In the 19th Century there was a new approach. Museums became "3D catalogues" of orderly creation. Views of "God's Creation" changed radically. "Wonders" were now abominations against God's Order and scientific classification. Much of Tradescant's stuff had already been burned in the 18th Century by the Ashmolean Museum. The British Museum had an "extended bonfire of zoological rubbish."
The disappearance of freaks and prodigies "officially" did not mean the Cabinet of Curiosity "style" vanished entirely in the 19th Century. For example, there was Mr Potter's Museum of Curiosities in Sussex. He used taxidermy to make tableau of animals, such as the "rabbits' schoolroom" and the "kittens' wedding." This type of thing also exists in contemporary times, with the Gopher Hole Museum in Alberta and a 1910 stuffed frogs museum that has re-opened in Croatia.
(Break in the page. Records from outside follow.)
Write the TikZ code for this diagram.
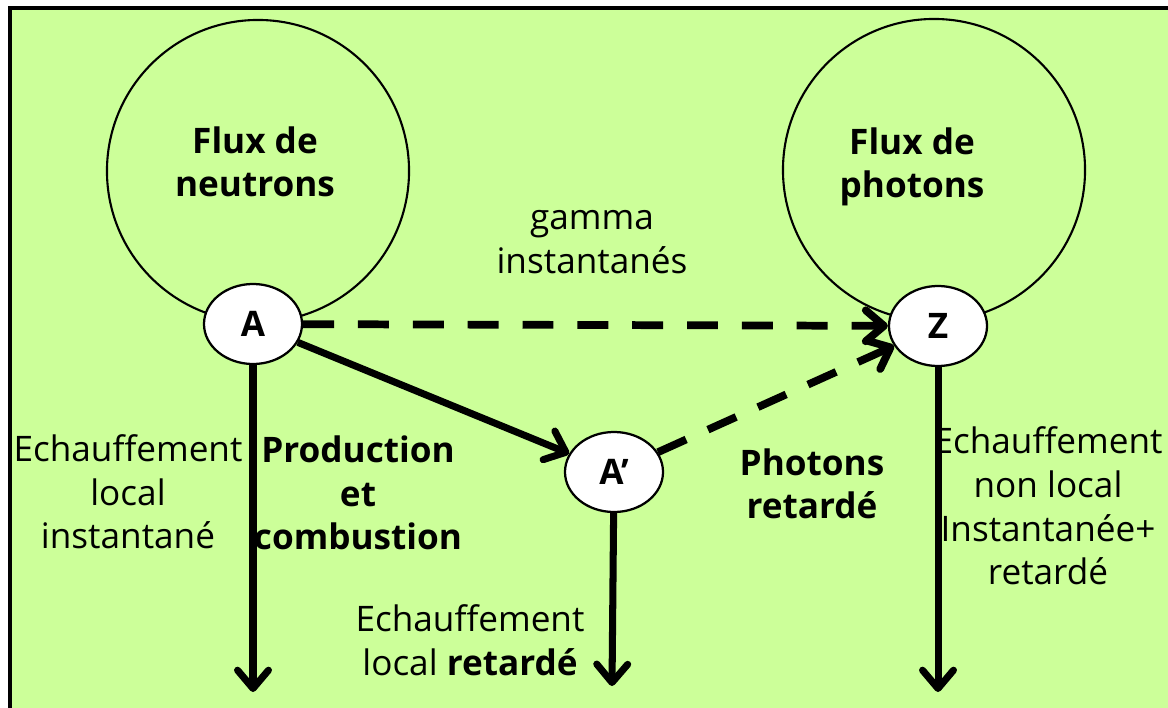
\documentclass[tikz,border=0pt]{standalone}
\usepackage{fontspec}
\setmainfont{Open Sans}
\usetikzlibrary{arrows.meta,shapes.geometric}

\definecolor{fond}{RGB}{204,255,153}

\begin{document}
\begin{tikzpicture}[x=0.025cm,y=-0.025cm,>={Straight Barb[round,length=13pt,width=22pt]},
  font=\fontsize{25}{31}\selectfont]

  \tikzstyle{flux}=[circle,draw=black,line width=1.5pt,minimum size=7.55cm,inner sep=0pt]
  \tikzstyle{titre}=[align=center,inner sep=0pt,font=\fontsize{25}{31}\selectfont\bfseries]
  \tikzstyle{noyau}=[ellipse,draw=black,line width=1.6pt,fill=white,minimum width=2.45cm,minimum height=2cm,inner sep=0pt,font=\fontsize{25}{31}\selectfont\bfseries]
  \tikzstyle{chaleur}=[->,line width=5pt]
  \tikzstyle{gamma}=[->,line width=5.5pt,dash pattern=on 22pt off 17pt]
  \tikzstyle{texte}=[align=center,inner sep=0pt]

  \useasboundingbox (0,0) rectangle (1168,708);
  \fill[fond] (10,8) rectangle (1168,708);
  \draw[line width=2.2pt] (10,712) -- (10,8) -- (1172,8);

  % les deux flux
  \node [flux] (fn) at (258,171) {};
  \node [flux] (fp) at (934,170) {};
  \node [titre] (tn) at (255,162) {Flux de\\neutrons};
  \node [titre] (tp) at (912,167) {Flux de\\photons};

  \node [noyau] (A)  at (253,324) {A};
  \node [noyau] (Z)  at (938,326) {Z};
  \node [noyau] (A2) at (614,472) {A’};

  \coordinate (bA)  at (253,692);
  \coordinate (bA2) at (612,686);
  \coordinate (bZ)  at (938,692);

  \draw [gamma] (A) -- (Z);
  \draw [chaleur] (A) -- (A2);
  \draw [gamma] (A2) -- (Z);
  \draw [chaleur] (A) -- (bA);
  \draw [chaleur] (A2) -- (bA2);
  \draw [chaleur] (Z) -- (bZ);

  \node [texte] (g)  at (592,242) {gamma\\instantanés};
  \node [texte] (e1) at (128,492) {Echauffement\\local\\instantané};
  \node [texte,font=\fontsize{25}{31}\selectfont\bfseries] (pc) at (358,493) {Production\\et\\combustion};
  \node [texte,font=\fontsize{25}{31}\selectfont\bfseries] (pr) at (812,484) {Photons\\retardé};
  \node [texte] (e3) at (1048,506) {Echauffement\\non local\\Instantanée+\\retardé};
  \node [texte] (e2) at (470,640) {Echauffement\\local \textbf{retardé}};

\end{tikzpicture}
\end{document}
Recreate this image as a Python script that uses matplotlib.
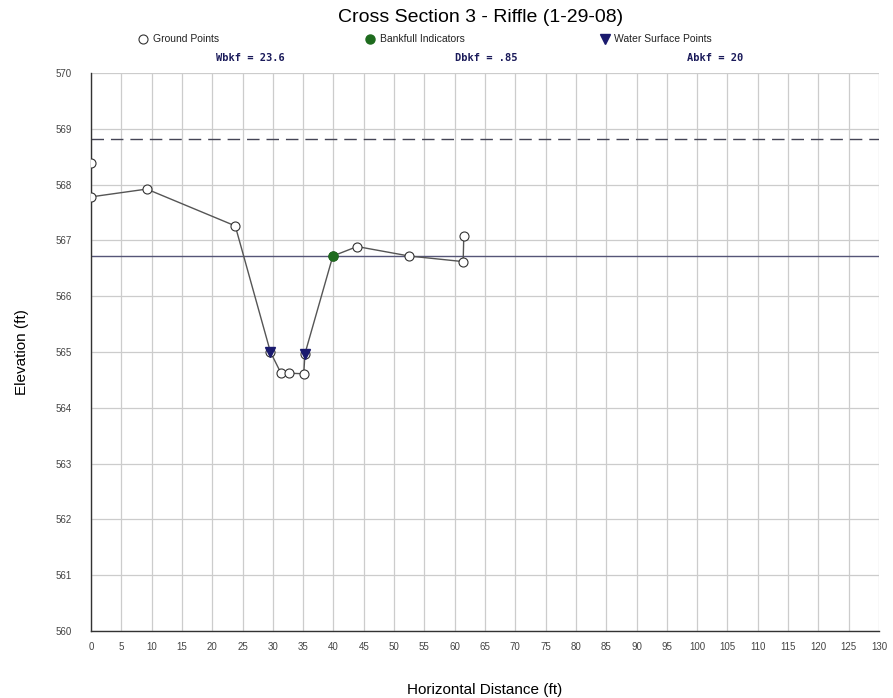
import matplotlib
matplotlib.use("Agg")
import matplotlib.pyplot as plt

# Data
ground_x = [0.0, 9.2, 23.8, 29.6, 31.3, 32.7, 35.1, 35.3, 39.9, 43.9, 52.5, 61.4, 61.5]
ground_y = [567.78, 567.92, 567.26, 565.0, 564.63, 564.62, 564.61, 564.97, 566.72, 566.89, 566.72, 566.62, 567.07]
extra_x = [0.0]
extra_y = [568.38]
bankfull_x = [39.9]
bankfull_y = [566.72]
ws_x = [29.6, 35.3]
ws_y = [565.0, 564.97]
bankfull_elev = 566.72
floodprone_elev = 568.82
stats = ["Wbkf = 23.6", "Dbkf = .85", "Abkf = 20"]
title = "Cross Section 3 - Riffle (1-29-08)"
xticks = list(range(0, 131, 5))
yticks = list(range(560, 571, 1))

plt.rcParams['font.family'] = ['Liberation Sans', 'DejaVu Sans']
fig = plt.figure(figsize=(8.93, 6.98), dpi=100)
ax = fig.add_axes([0.1019, 0.096, 0.8824, 0.7994])

ax.set_xlim(0, 130)
ax.set_ylim(560, 570)
ax.set_xticks(xticks)
ax.set_yticks(yticks)
ax.grid(True, color='#cccccc', linewidth=0.9)
ax.set_axisbelow(True)
for s in ['top', 'right']:
    ax.spines[s].set_visible(False)
for s in ['left', 'bottom']:
    ax.spines[s].set_color('#333333')
    ax.spines[s].set_linewidth(1.0)
ax.tick_params(axis='both', length=0, labelsize=7, colors='#444444', pad=8)
ax.tick_params(axis='y', pad=14)

ax.axhline(floodprone_elev, color='#444455', linewidth=1.0, linestyle=(0, (9, 5)))
ax.axhline(bankfull_elev, color='#555577', linewidth=1.0)

ax.plot(ground_x, ground_y, color='#555555', linewidth=1.0, zorder=3)
ax.plot(ground_x + extra_x, ground_y + extra_y, linestyle='none', marker='o', markersize=6.5,
        markerfacecolor='white', markeredgecolor='#333333', markeredgewidth=0.8, zorder=4)
ax.plot(ws_x, ws_y, linestyle='none', marker='v', markersize=7.5, color='#1a1a6e', zorder=5)
ax.plot(bankfull_x, bankfull_y, linestyle='none', marker='o', markersize=6.5, color='#1e6b1e', zorder=5)

ax.set_xlabel("Horizontal Distance (ft)", fontsize=11, labelpad=22)
ax.set_ylabel("Elevation (ft)", fontsize=11, labelpad=19)

fig.text(0.538, 0.975, title, ha='center', va='center', fontsize=14)

# Legend row
leg_y = 0.944
lx = [0.160, 0.414, 0.677]
labels = ["Ground Points", "Bankfull Indicators", "Water Surface Points"]
ax_leg = fig.add_axes([0, 0, 1, 1], facecolor='none')
ax_leg.set_xlim(0, 1); ax_leg.set_ylim(0, 1); ax_leg.axis('off')
ax_leg.plot([lx[0]], [leg_y], marker='o', markersize=6.5, markerfacecolor='white', markeredgecolor='#333333', markeredgewidth=0.8)
ax_leg.plot([lx[1]], [leg_y], marker='o', markersize=6.5, color='#1e6b1e')
ax_leg.plot([lx[2]], [leg_y], marker='v', markersize=7.5, color='#1a1a6e')
for x, t in zip(lx, labels):
    ax_leg.text(x + 0.011, leg_y, t, fontsize=7.5, va='center', ha='left', color='#222222')

sx = [0.28, 0.545, 0.801]
for x, t in zip(sx, stats):
    ax_leg.text(x, 0.917, t, fontsize=7.5, va='center', ha='center', color='#1a1a5a',
                family='DejaVu Sans Mono', fontweight='bold')

fig.savefig("out.png", dpi=100)
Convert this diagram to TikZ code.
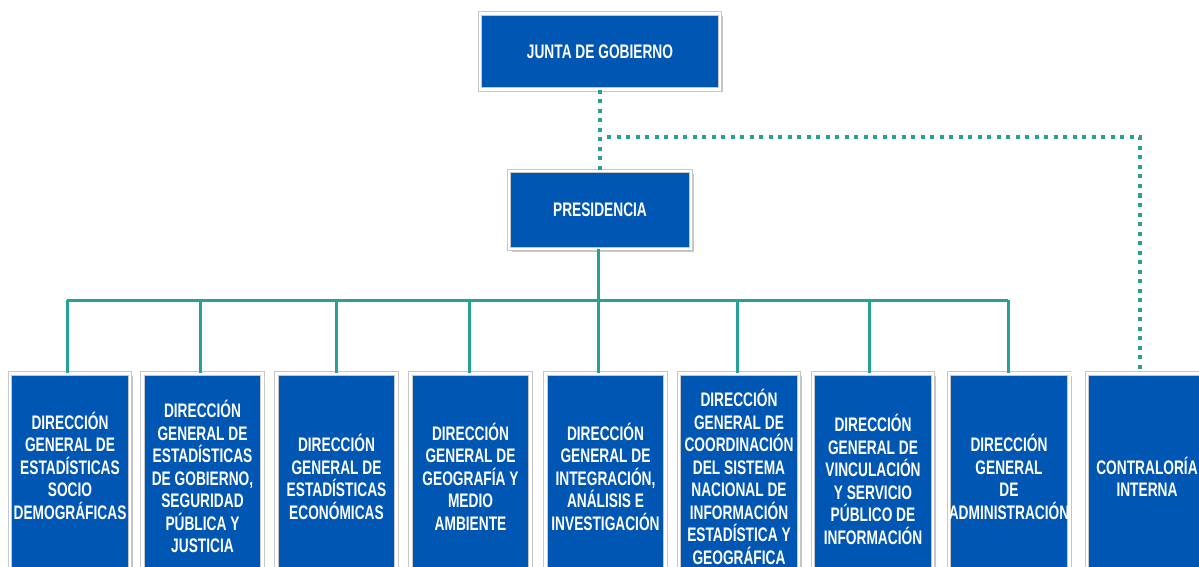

A new phase of freaks arrived after the age of the Cabinets. Informal exhibitions in inns, coffee-houses and fairs had always been popular, since the early 17th Century. Prodigies at Bartholomew Fair in West Smithfield, London, drew vast crowds in the 18th and 19th Centuries. In the late 19th Century this kind of exhibition was formalised into a more commercial form by an Englishman, Sergeant Major Philip Ashby, who was born in 1742. He is reputed to have originated the three-ring circus and the circus side-show. His shows were always accompanied by exhibitions of human and animal anomalies. This paved the way for Phileas T. Barnum of Barnum & Bailey's Greatest Show On Earth. Barnum made his name exhibiting the midget Tom Thumb (1838-83), who became hugely famous. Similar shows copying Barnum's style ran. The hairy woman, Julia Pastrana and the Hottentot Venus were two freaks who continued their careers after their deaths, when they were stuffed by unscrupulous showmen. The money Barnum made set up even greater shows which reached their peak with the massive Paris Show of 1901. This was a show of "living phenomena and human prodigies" including the Man With The Ostrich Stomach (who consumed glass, metal, pebbles, petrol and ammonia), the Skeleton Dandy, the Rubber Man, the Bearded Woman, Queen Mab the Midget and many more. Other, smaller, side-shows toured Britain and the US, where, for instance, the Elephant Man and the Siamese Twins, Chang and Eng, would have been publicly displayed.
The culture of travelling side-shows thrived in the US until the 1960's. Rides in fairgrounds were once few and far between because they had to be handmade, so instead fairs had more tents. Weird tents included Wild West Shows, highdiving exhibitions, bathing beauties, optical illusions (for example the Headless Girl that was still alive) and genuine human and animal prodigies and self-created "wonders", such as sword swallowers - or "geeks", who were usually old alcoholics tied naked in pits, biting the heads off live chickens for an audience.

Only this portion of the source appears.